Lets assume that your dog has mastered the close up sit command accompanied by a raised hand signal. Start to replace the verbal command (i.e. continue with the hand signal) with the whistle command. This is one long blow- but not too loud- while you are working close up to your dog. If they don’t respond correctly, then add the verbal ‘sit’ command. With practice, your dog will gradually respond to just the whistle and perhaps the hand signal for reinforcement.

Don’t attempt to dive into long distance ‘sits’ at this stage- you will need to build this up slowly. Start by practicing the sit position at just a couple of steps back. When they do this successfully, go back to the dog and praise them warmly. Don’t be tempted to call your dog towards you as they will understand the returning to you as successful completion of the exercise. If, as you increase the distance, your dog attempts to move (or crawl) towards you, repeat the command again. It will take a large number of training sessions to build up the distance, remember – small steps at a time. When your dog is able to sit at considerable distances (say 50m), you can then start to practice moving out of your dog’s sight for a short period. Then start to build up the amount of time you are out of sight.

COMING WHEN CALLED You must have the ability to recall your dog, no matter what the situation or other temptations. The best way to achieve this is by ensuring that returning to you is a rewarding and highly pleasurable experience available to them. To do this it is essential that you never punish your dog for returning to you regardless of what they were doing before (or how angry it made you!).
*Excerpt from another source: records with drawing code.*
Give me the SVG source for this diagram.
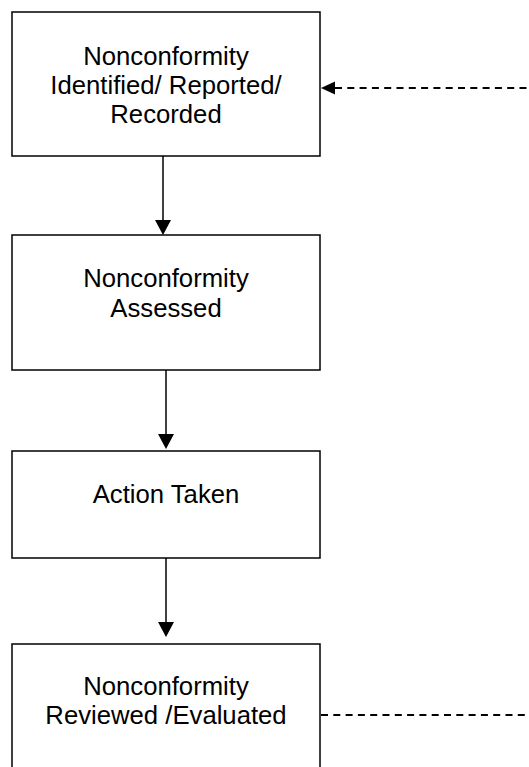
<svg xmlns="http://www.w3.org/2000/svg" width="529" height="767" viewBox="0 0 529 767">
<style>
.box{fill:#fff;stroke:#000;stroke-width:1.5}
.t{font-family:"Liberation Sans",Arial,sans-serif;font-size:25.7px;fill:#000;text-anchor:middle}
.ln{stroke:#000;stroke-width:1.5;fill:none}
.dash{stroke:#000;stroke-width:1.8;fill:none;stroke-dasharray:7 5.3}
.head{fill:#000}
</style>
<rect width="529" height="767" fill="#fff"/>
<g id="n1">
<rect class="box" x="12" y="12" width="308" height="144"/>
<text class="t" x="166" y="65">Nonconformity</text>
<text class="t" x="166" y="94">Identified/ Reported/</text>
<text class="t" x="166" y="123">Recorded</text>
</g>
<g id="n2">
<rect class="box" x="12" y="235" width="308" height="135"/>
<text class="t" x="166" y="287">Nonconformity</text>
<text class="t" x="166" y="317">Assessed</text>
</g>
<g id="n3">
<rect class="box" x="12" y="451" width="308" height="107"/>
<text class="t" x="166" y="503">Action Taken</text>
</g>
<g id="n4">
<rect class="box" x="12" y="644" width="308" height="130"/>
<text class="t" x="166" y="695">Nonconformity</text>
<text class="t" x="166" y="724">Reviewed /Evaluated</text>
</g>
<g id="connectors">
<line class="ln" x1="163" y1="156" x2="163" y2="221"/>
<polygon class="head" points="155,220 171,220 163,235"/>
<line class="ln" x1="166" y1="370" x2="166" y2="435"/>
<polygon class="head" points="158,434 174,434 166,449"/>
<line class="ln" x1="166" y1="558" x2="166" y2="623"/>
<polygon class="head" points="158,622 174,622 166,637"/>
<line class="dash" x1="335" y1="88" x2="529" y2="88"/>
<polygon class="head" points="321,88 335,81.5 335,94.5"/>
<line class="dash" x1="321" y1="715" x2="529" y2="715"/>
</g>
</svg>
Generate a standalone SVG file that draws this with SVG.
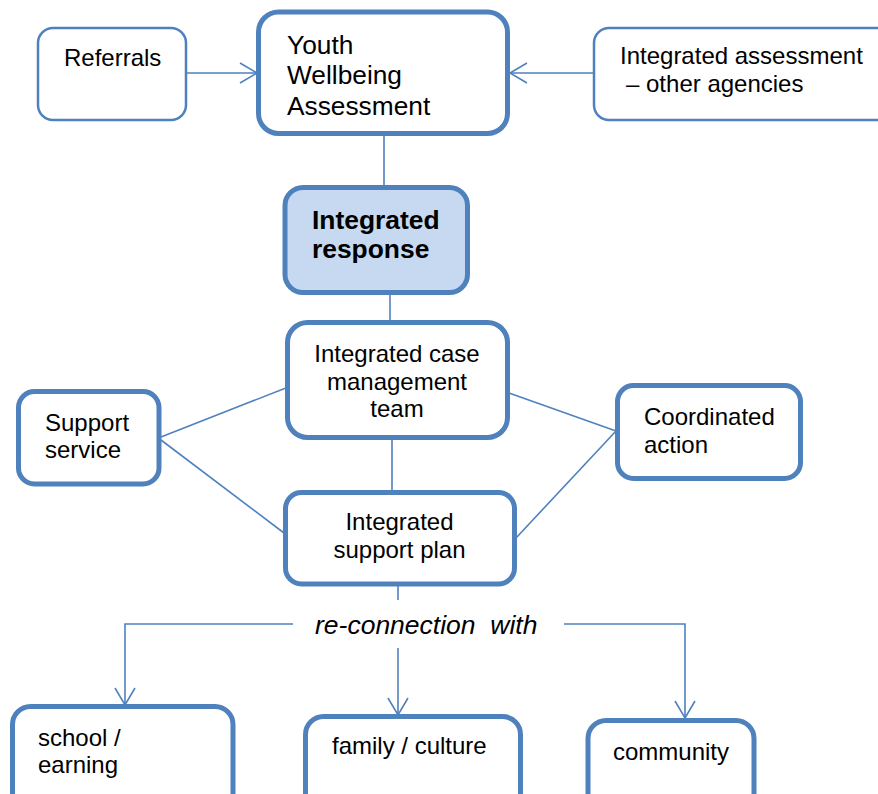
<svg xmlns="http://www.w3.org/2000/svg" width="878" height="794" viewBox="0 0 878 794">
<defs>
<style>
.box{fill:#fff;stroke:#4f81bd;stroke-width:5}
.thin{fill:#fff;stroke:#4f81bd;stroke-width:2.5}
.hl{fill:#c6d9f1;stroke:#4f81bd;stroke-width:5}
.c{fill:none;stroke:#4f81bd;stroke-width:1.6}
text{font-family:"Liberation Sans",Arial,sans-serif;font-size:24px;fill:#000}
.big{font-size:26.3px}
.bold{font-size:26.4px;font-weight:bold}
.it{font-size:26.5px;font-style:italic}
.mid{text-anchor:middle}
</style>
<marker id="arr" markerUnits="userSpaceOnUse" markerWidth="24" markerHeight="24" viewBox="-18 -12 20 24" refX="0" refY="0" orient="auto">
<path d="M-17,-10 L0,0 L-17,10" fill="none" stroke="#4f81bd" stroke-width="1.6"/>
</marker>
</defs>
<g id="connectors">
<line class="c" x1="187" y1="73" x2="257" y2="73" marker-end="url(#arr)"/>
<line class="c" x1="593" y1="73" x2="510" y2="73" marker-end="url(#arr)"/>
<line class="c" x1="384" y1="135" x2="384" y2="186"/>
<line class="c" x1="390" y1="294" x2="390" y2="321"/>
<line class="c" x1="392" y1="439" x2="392" y2="491"/>
<line class="c" x1="161" y1="437" x2="291" y2="386"/>
<line class="c" x1="161" y1="440" x2="284" y2="533"/>
<line class="c" x1="509" y1="393" x2="616" y2="431"/>
<line class="c" x1="516" y1="538" x2="616" y2="431"/>
<line class="c" x1="398" y1="586" x2="398" y2="600"/>
<polyline class="c" points="293,624 125,624 125,705" marker-end="url(#arr)"/>
<line class="c" x1="398" y1="648" x2="398" y2="715" marker-end="url(#arr)"/>
<polyline class="c" points="564,624 685,624 685,718" marker-end="url(#arr)"/>
</g>
<g id="referrals">
<rect class="thin" x="38" y="28" width="148" height="92" rx="15"/>
<text x="64" y="66">Referrals</text>
</g>
<g id="youth-wellbeing">
<rect class="box" x="258.5" y="12" width="249" height="121.5" rx="20"/>
<text class="big" x="287" y="53.5">Youth</text>
<text class="big" x="287" y="84">Wellbeing</text>
<text class="big" x="287" y="114.5">Assessment</text>
</g>
<g id="integrated-assessment">
<rect class="thin" x="594" y="28" width="300" height="92" rx="15"/>
<text x="620" y="64">Integrated assessment</text>
<text x="626" y="92">– other agencies</text>
</g>
<g id="integrated-response">
<rect class="hl" x="285" y="187.5" width="182.5" height="105" rx="18"/>
<text class="bold" x="312" y="229">Integrated</text>
<text class="bold" x="312" y="258">response</text>
</g>
<g id="case-management">
<rect class="box" x="287.5" y="322.5" width="220" height="115" rx="20"/>
<text class="mid" x="397" y="362">Integrated case</text>
<text class="mid" x="397" y="390">management</text>
<text class="mid" x="397" y="417">team</text>
</g>
<g id="support-service">
<rect class="box" x="18.5" y="391.5" width="140.5" height="92.5" rx="16"/>
<text x="45" y="431">Support</text>
<text x="45" y="458">service</text>
</g>
<g id="support-plan">
<rect class="box" x="285.5" y="492.5" width="229" height="91.5" rx="16"/>
<text class="mid" x="399.5" y="530">Integrated</text>
<text class="mid" x="399.5" y="558">support plan</text>
</g>
<g id="coordinated-action">
<rect class="box" x="617.5" y="385.5" width="183" height="93" rx="16"/>
<text x="644" y="425">Coordinated</text>
<text x="644" y="453">action</text>
</g>
<g id="reconnection">
<text class="it" x="315" y="634" xml:space="preserve">re-connection  with</text>
</g>
<g id="school">
<rect class="box" x="12.5" y="706.5" width="220.5" height="110" rx="18"/>
<text x="38" y="746">school /</text>
<text x="38" y="773">earning</text>
</g>
<g id="family">
<rect class="box" x="305.5" y="716.5" width="215" height="110" rx="18"/>
<text x="332" y="754">family / culture</text>
</g>
<g id="community">
<rect class="box" x="588" y="720.5" width="166" height="110" rx="18"/>
<text x="613" y="760">community</text>
</g>
</svg>
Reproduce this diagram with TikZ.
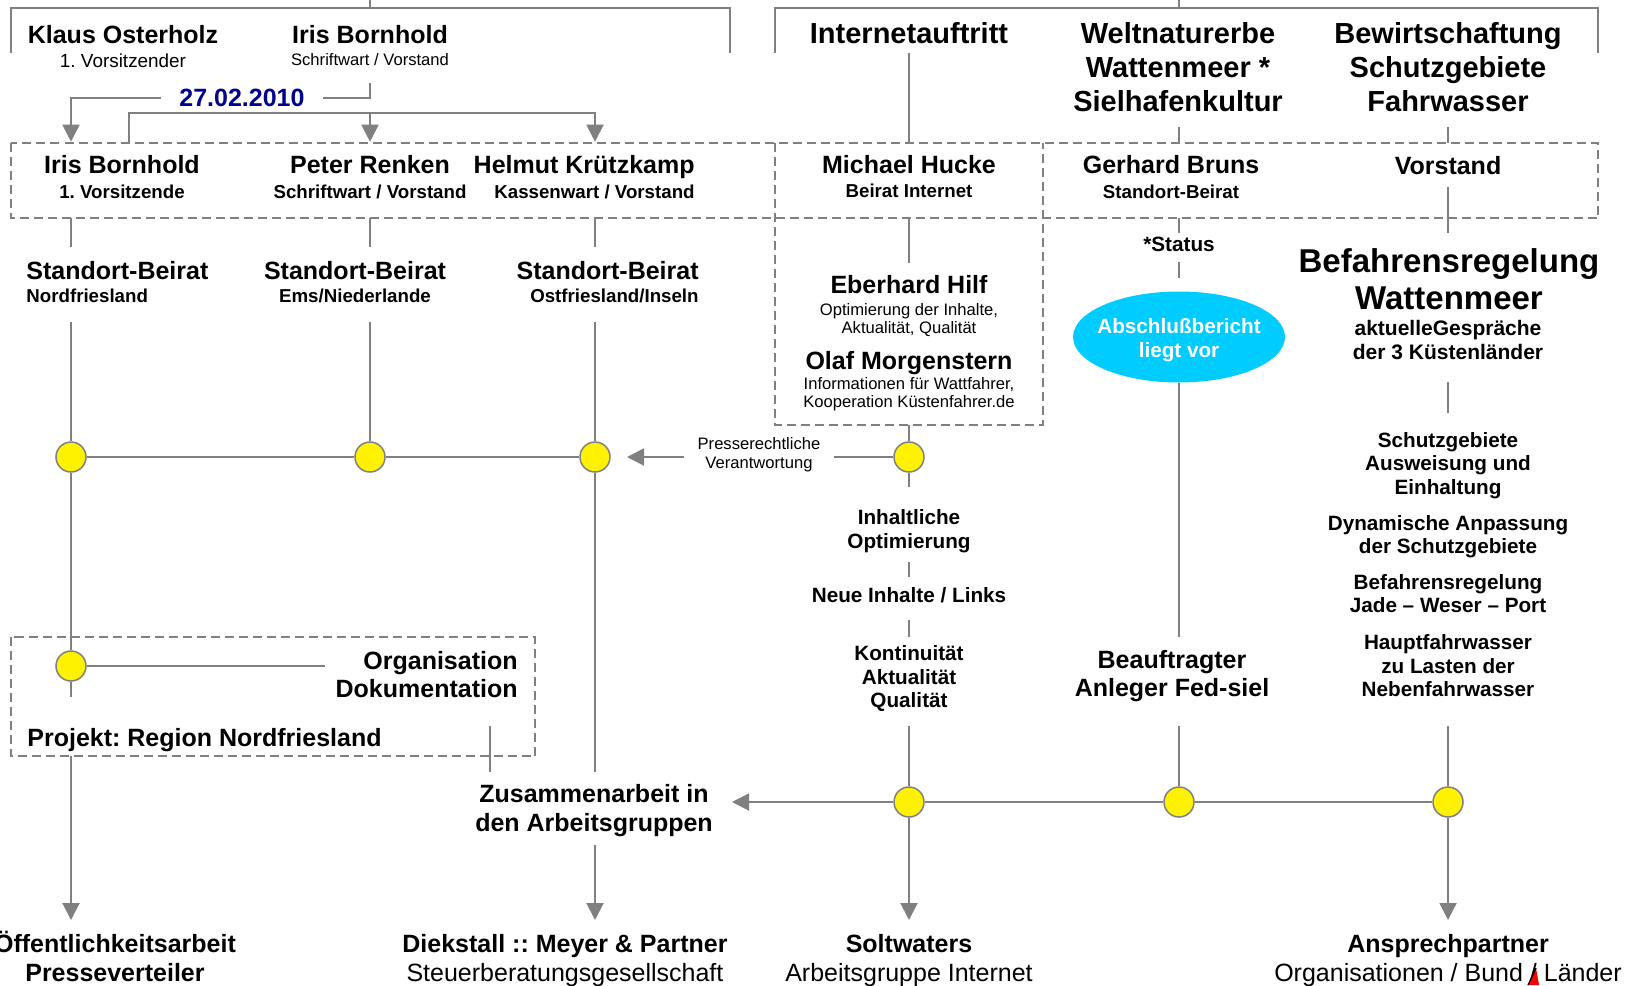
\documentclass[tikz,border=0pt]{standalone}
\usepackage{fontspec}
\setmainfont{Liberation Sans}
\usetikzlibrary{arrows.meta,shapes.geometric}
\definecolor{lgray}{RGB}{128,128,128}
\definecolor{navyc}{RGB}{0,0,140}
\definecolor{cyanc}{RGB}{0,204,255}
\newcommand\myfs[2]{\fontsize{#1}{#2}\selectfont}
\frenchspacing
\begin{document}
\begin{tikzpicture}[x=0.5pt,y=-0.5pt,
  ln/.style={draw=lgray, line width=1pt},
  arr/.style={ln, -{Triangle[width=8.5pt,length=8.5pt]}},
  dbox/.style={draw=lgray, line width=1pt, dash pattern=on 4.5pt off 2.5pt},
  ydot/.style={circle, draw=lgray, line width=0.75pt, fill=yellow, minimum size=15pt, inner sep=0pt},
  tA/.style={font=\bfseries\myfs{12.5}{14.5}, inner sep=0pt, align=center},
  tB/.style={font=\bfseries\myfs{14.5}{17}, inner sep=0pt, align=center},
  tC/.style={font=\bfseries\myfs{16.5}{18.2}, inner sep=0pt, align=center},
  tD/.style={font=\bfseries\myfs{10.35}{11.75}, inner sep=0pt, align=center},
  tE/.style={font=\bfseries\myfs{9.35}{11}, inner sep=0pt},
  tF/.style={font=\myfs{8.3}{9.2}, inner sep=0pt, align=center},
  tG/.style={font=\myfs{9.45}{11}, inner sep=0pt},
  tH/.style={font=\myfs{12.5}{14.5}, inner sep=0pt}]
\useasboundingbox (0,0) rectangle (1626,985);
\fill[white] (0,0) rectangle (1626,985);

% ---------- dashed boxes ----------
\coordinate (bx1) at (10.5,143); \coordinate (bx2) at (1598,218);
\draw[dbox] (bx1) rectangle (bx2);
\coordinate (ib1) at (775,143); \coordinate (ib2) at (775,425);
\coordinate (ib3) at (1043,425); \coordinate (ib4) at (1043,143);
\draw[dbox] (ib1) -- (ib2) -- (ib3) -- (ib4);
\coordinate (ob1) at (10.5,637); \coordinate (ob2) at (535,756);
\draw[dbox] (ob1) rectangle (ob2);

% ---------- top brackets ----------
\coordinate (tlTop) at (370,0); \coordinate (tlJ) at (370,7.5);
\coordinate (tlA) at (10.5,7.5); \coordinate (tlB) at (730,7.5);
\coordinate (tlL) at (10.5,53); \coordinate (tlR) at (730,53);
\draw[ln] (tlTop) -- (tlJ);
\draw[ln] (tlL) -- (tlA) -- (tlB) -- (tlR);
\coordinate (trTop) at (1179,0); \coordinate (trJ) at (1179,7.5);
\coordinate (trA) at (775,7.5); \coordinate (trB) at (1598,7.5);
\coordinate (trL) at (775,53); \coordinate (trR) at (1598,53);
\draw[ln] (trTop) -- (trJ);
\draw[ln] (trL) -- (trA) -- (trB) -- (trR);

% ---------- top texts ----------
\node[tA, anchor=base] (klaus) at (123,43) {Klaus Osterholz};
\node[tG, anchor=base] (klausS) at (123,67) {1. Vorsitzender};
\node[tA, anchor=base] (irisA) at (370,43) {Iris Bornhold};
\node[tF, anchor=base] (irisAS) at (370,65) {Schriftwart / Vorstand};
\node[tB, anchor=base] (internet) at (909,43) {Internetauftritt};
\node[tB, anchor=north] (welt) at (1178,22) {Weltnaturerbe\\Wattenmeer *\\Sielhafenkultur};
\node[tB, anchor=north] (bew) at (1448,22) {Bewirtschaftung\\Schutzgebiete\\Fahrwasser};

% ---------- date connector ----------
\coordinate (dS) at (370,83); \coordinate (dC) at (370,98);
\coordinate (dL) at (71,98); \coordinate (dT) at (71,141.7);
\draw[arr] (dS) -- (dC) -- (dL) -- (dT);
\node[tA, text=navyc, fill=white, inner xsep=9pt] (date) at (242,97.5) {27.02.2010};
\coordinate (b2s) at (129,143); \coordinate (b2a) at (129,113);
\coordinate (b2b) at (595,113); \coordinate (b2m) at (370,113);
\coordinate (b2t3) at (595,141.7); \coordinate (b2t2) at (370,141.7);
\draw[arr] (b2s) -- (b2a) -- (b2b) -- (b2t3);
\draw[arr] (b2m) -- (b2t2);

% ---------- box row ----------
\node[tA, anchor=base] (iris) at (122,173) {Iris Bornhold};
\node[tE, anchor=base] (irisS) at (122,198) {1. Vorsitzende};
\node[tA, anchor=base] (peter) at (370,173) {Peter Renken};
\node[tE, anchor=base] (peterS) at (370,198) {Schriftwart / Vorstand};
\node[tA, anchor=base east] (helmut) at (695,173) {Helmut Krützkamp};
\node[tE, anchor=base east] (helmutS) at (695,198) {Kassenwart / Vorstand};
\node[tA, anchor=base] (michael) at (909,173) {Michael Hucke};
\node[tE, anchor=base] (michaelS) at (909,197) {Beirat Internet};
\node[tA, anchor=base] (gerhard) at (1171,173) {Gerhard Bruns};
\node[tE, anchor=base] (gerhardS) at (1171,198) {Standort-Beirat};
\node[tA, anchor=base] (vorstand) at (1448,174) {Vorstand};

% header connectors
\coordinate (h1a) at (909,53); \coordinate (h1b) at (909,143);
\draw[ln] (h1a) -- (h1b);
\coordinate (h2a) at (1179,127); \coordinate (h2b) at (1179,143);
\draw[ln] (h2a) -- (h2b);
\coordinate (h3a) at (1448,127); \coordinate (h3b) at (1448,143);
\draw[ln] (h3a) -- (h3b);

% ---------- Standort-Beirat row ----------
\node[tA, anchor=base west] (sb1) at (26,279) {Standort-Beirat};
\node[tE, anchor=base west] (sb1S) at (26,302) {Nordfriesland};
\node[tA, anchor=base] (sb2) at (355,279) {Standort-Beirat};
\node[tE, anchor=base] (sb2S) at (355,302) {Ems/Niederlande};
\node[tA, anchor=base east] (sb3) at (699,279) {Standort-Beirat};
\node[tE, anchor=base east] (sb3S) at (699,302) {Ostfriesland/Inseln};

% dots
\node[ydot] (d1) at (71,457) {};
\node[ydot] (d2) at (370,457) {};
\node[ydot] (d3) at (595,457) {};
\node[ydot] (d4) at (909,457) {};
\node[ydot] (dOrg) at (71,666) {};
\node[ydot] (d5) at (909,802) {};
\node[ydot] (d6) at (1179,802) {};
\node[ydot] (d7) at (1448,802) {};

% column 1
\coordinate (c1a) at (71,218); \coordinate (c1b) at (71,247);
\coordinate (c1c) at (71,322); \coordinate (c1d) at (71,697);
\coordinate (c1e) at (71,756); \coordinate (c1t) at (71,920);
\draw[ln] (c1a) -- (c1b);
\draw[ln] (c1c) -- (d1);
\draw[ln] (d1) -- (dOrg);
\draw[ln] (dOrg) -- (c1d);
\draw[arr] (c1e) -- (c1t);
\coordinate (orgL) at (325,666);
\draw[ln] (dOrg) -- (orgL);
% column 2
\coordinate (c2a) at (370,218); \coordinate (c2b) at (370,247);
\coordinate (c2c) at (370,322);
\draw[ln] (c2a) -- (c2b);
\draw[ln] (c2c) -- (d2);
% column 3
\coordinate (c3a) at (595,218); \coordinate (c3b) at (595,247);
\coordinate (c3c) at (595,322); \coordinate (c3d) at (595,772);
\coordinate (c3e) at (595,845); \coordinate (c3t) at (595,920);
\draw[ln] (c3a) -- (c3b);
\draw[ln] (c3c) -- (d3);
\draw[ln] (d3) -- (c3d);
\draw[arr] (c3e) -- (c3t);
% row 1
\draw[ln] (d1) -- (d2);
\draw[ln] (d2) -- (d3);
\coordinate (pTip) at (627,457);
\draw[arr] (d4) -- (pTip);
\node[tF, font=\myfs{8.3}{9.5}, fill=white, inner xsep=7pt] (presse) at (759,455) {Presserechtliche\\Verantwortung};

% ---------- Internet column ----------
\node[tA, anchor=base] (eberhard) at (909,293) {Eberhard Hilf};
\node[tF, anchor=north] (eberhardS) at (909,303) {Optimierung der Inhalte,\\Aktualität, Qualität};
\node[tA, anchor=base] (olaf) at (909,369) {Olaf Morgenstern};
\node[tF, anchor=north] (olafS) at (909,377) {Informationen für Wattfahrer,\\Kooperation Küstenfahrer.de};
\coordinate (c4a) at (909,218); \coordinate (c4b) at (909,263);
\coordinate (c4c) at (909,425); \coordinate (c4d) at (909,487);
\coordinate (c4e) at (909,562); \coordinate (c4f) at (909,577);
\coordinate (c4g) at (909,620); \coordinate (c4h) at (909,637);
\coordinate (c4i) at (909,726); \coordinate (c4t) at (909,920);
\draw[ln] (c4a) -- (c4b);
\draw[ln] (c4c) -- (d4);
\draw[ln] (d4) -- (c4d);
\draw[ln] (c4e) -- (c4f);
\draw[ln] (c4g) -- (c4h);
\draw[ln] (c4i) -- (d5);
\draw[arr] (d5) -- (c4t);
\node[tD, anchor=north] (inhalt) at (909,509.5) {Inhaltliche\\Optimierung};
\node[tD, anchor=base] (neue) at (909,602.5) {Neue Inhalte / Links};
\node[tD, anchor=north] (konti) at (909,645.5) {Kontinuität\\Aktualität\\Qualität};

% ---------- Status column ----------
\node[tD, anchor=base] (status) at (1179,251.5) {*Status};
\node[ellipse, fill=cyanc, minimum width=106pt, minimum height=45.5pt, inner sep=0pt] (abs) at (1179,337) {};
\node[tD, text=white, font=\bfseries\myfs{10.35}{11.7}, anchor=north] (absT) at (1179,318.5) {Abschlußbericht\\liegt vor};
\coordinate (c5a) at (1179,218); \coordinate (c5b) at (1179,233);
\coordinate (c5c) at (1179,262); \coordinate (c5d) at (1179,278);
\coordinate (c5e) at (1179,637); \coordinate (c5f) at (1179,726);
\draw[ln] (c5a) -- (c5b);
\draw[ln] (c5c) -- (c5d);
\draw[ln] (abs) -- (c5e);
\draw[ln] (c5f) -- (d6);
\node[tA, font=\bfseries\myfs{12.5}{14}, anchor=north] (beauf) at (1172,650) {Beauftragter\\Anleger Fed-siel};

% ---------- Bewirtschaftung column ----------
\node[tC, anchor=north] (befa) at (1449,248.5) {Befahrensregelung\\Wattenmeer};
\node[tD, font=\bfseries\myfs{10.5}{11.9}, anchor=north] (aktu) at (1448,320) {aktuelleGespräche\\der 3 Küstenländer};
\node[tD, anchor=north] (schutz) at (1448,432) {Schutzgebiete\\Ausweisung und\\Einhaltung};
\node[tD, anchor=north] (dyn) at (1448,515) {Dynamische Anpassung\\der Schutzgebiete};
\node[tD, anchor=north] (jade) at (1448,574) {Befahrensregelung\\Jade – Weser – Port};
\node[tD, anchor=north] (haupt) at (1448,634.5) {Hauptfahrwasser\\zu Lasten der\\Nebenfahrwasser};
\coordinate (c6a) at (1448,187); \coordinate (c6b) at (1448,233);
\coordinate (c6c) at (1448,382); \coordinate (c6d) at (1448,413);
\coordinate (c6e) at (1448,726); \coordinate (c6t) at (1448,920);
\draw[ln] (c6a) -- (c6b);
\draw[ln] (c6c) -- (c6d);
\draw[ln] (c6e) -- (d7);
\draw[arr] (d7) -- (c6t);

% row 2
\coordinate (r2tip) at (732,802);
\draw[ln] (d7) -- (d6);
\draw[ln] (d6) -- (d5);
\draw[arr] (d5) -- (r2tip);
\node[tA, anchor=north] (zus) at (594,784) {Zusammenarbeit in\\den Arbeitsgruppen};
\coordinate (zl1) at (490,726); \coordinate (zl2) at (490,772);
\draw[ln] (zl1) -- (zl2);

% ---------- Organisation box ----------
\node[tA, font=\bfseries\myfs{12.5}{14}, anchor=north east, align=right] (orgdok) at (518,651) {Organisation\\Dokumentation};
\node[tA, anchor=base west] (projekt) at (27,746) {Projekt: Region Nordfriesland};

% ---------- bottom ----------
\node[tA, anchor=base] (oeff) at (115,952) {Öffentlichkeitsarbeit};
\node[tA, anchor=base] (pressev) at (115,981) {Presseverteiler};
\node[tA, anchor=base] (diek) at (565,952) {Diekstall :: Meyer \& Partner};
\node[tH, anchor=base] (steuer) at (565,981) {Steuerberatungsgesellschaft};
\node[tA, anchor=base] (solt) at (909,952) {Soltwaters};
\node[tH, anchor=base] (agi) at (909,981) {Arbeitsgruppe Internet};
\node[tA, anchor=base] (ansp) at (1448,952) {Ansprechpartner};
\node[tH, anchor=base] (orgbl) at (1448,981) {Organisationen / Bund / Länder};
\fill[red] (1528,985) -- (1536,968) -- (1539,985) -- cycle;
\draw[black, line width=0.6pt] (1528,985) -- (1536,968);
\end{tikzpicture}
\end{document}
Recalling a young puppy is often quite easy as they often lack the confidence to wander far away. It is important to take advantage of this period in building the recall command and associating it with very positive experiences. To get your dog’s attention and make it return to you, be prepared to step out of your comfort zone in terms of your own behaviour. Use high pitched voices, clap your hands, jump up and down. Make yourself seem as interesting as possible to your dog. If you are really desperate, use a treat or run in the opposite direction to your dog. Their natural chase instinct nearly always gets their attention and brings them running. When they get to you, heap on the praise, hug them, play a short game or a tummy rub. Anything that makes them think returning to you is just the real business.

Start to introduce the whistle when recalling. To start with, you could just whistle yourself unaided and gradually move onto the dog whistle as your distances increase. Assuming your dog is able to sit on command, practice walking away from them a short distance, then using the pip-pip to recall. Sometimes return to your dog instead of doing the recall. This will stop your dog anticipating the command or always assume a sit/stay is followed by a recall.

If at any time your dog seems confused, keep calm and don’t start shouting (this will only make things worse). Go back to commands that your dog has mastered and start to build up slowly again. Training is always two steps forwards and one back. Be prepared for this and to take it in your stride (excuse the pun!). Remember praise = success – ignore = fail.

Other than gun and herding dog handlers, most people are happy to achieve successful distance sits and distance recalls with their dog whistle. You can, however, move onto more advance commands involving directing your dog to particular locations to retrieve objects and much more. Further details about this can be found in the many books available on the subject.. If you want to get more involved with gun dogs and gun dog training, look up the British Association for Shooting and Gundogs.